Atomic Habits by James Clear
This book provides some very reassuring insights explaining how small changes can make a big difference. James Clear uncovers a handful of simple life hacks and delves into cutting-edge psychology and neuroscience to explain why they work. Along the way, he shares the stories of Olympic gold medalists, leading CEOs, and distinguished scientists who have used the science of tiny habits to stay productive, motivated, and happy.
People think that when you want to change your life, you need to think big. But Clear has discovered another way. He argues that real change comes from the compound effect of hundreds of small decisions: doing two push-ups a day, waking up five minutes earlier, or holding a single short phone call. He calls them atomic habits.
There is more to the book than this one idea. Clear also explains other concepts such as the three-later concentric circle for behaviour change, which divides into outcome, process and identity change. People usually address these levels of change in this order, however, Clear says that the best way to drive yourself is through identity first, focusing on who we wish to become. There’s some other great and seemingly simple advice, like tying an old habit to a new habit you want to create. For example, after I have my morning coffee I spend ten minutes studying Chinese.
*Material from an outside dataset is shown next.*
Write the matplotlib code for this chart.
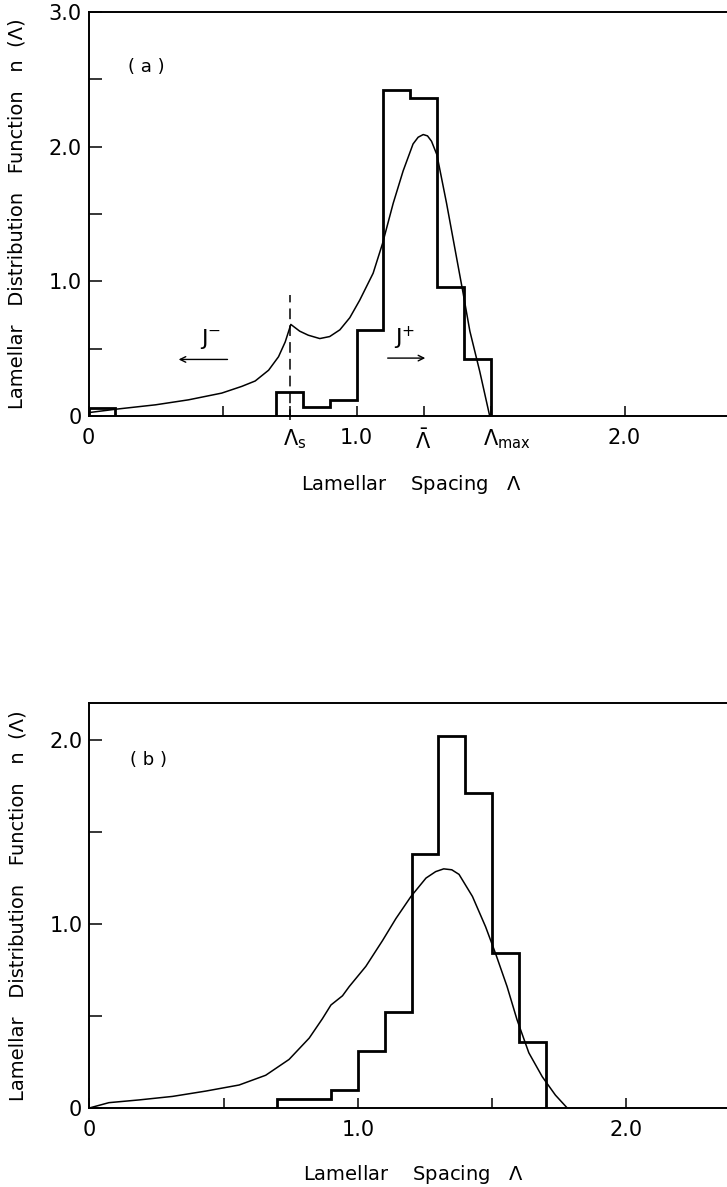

Another hack is to apply a two-minute rule this means that a new habit should be very achievable at first, once that is established it should be built up, but the first two minutes should always be easy. We also need to reward ourselves, that can be by simply noting that we’ve performed the habit. This very achievable and rewarding nature of a habit creates a positive state of mind and the desire to really make a task or a behaviour a habit for life.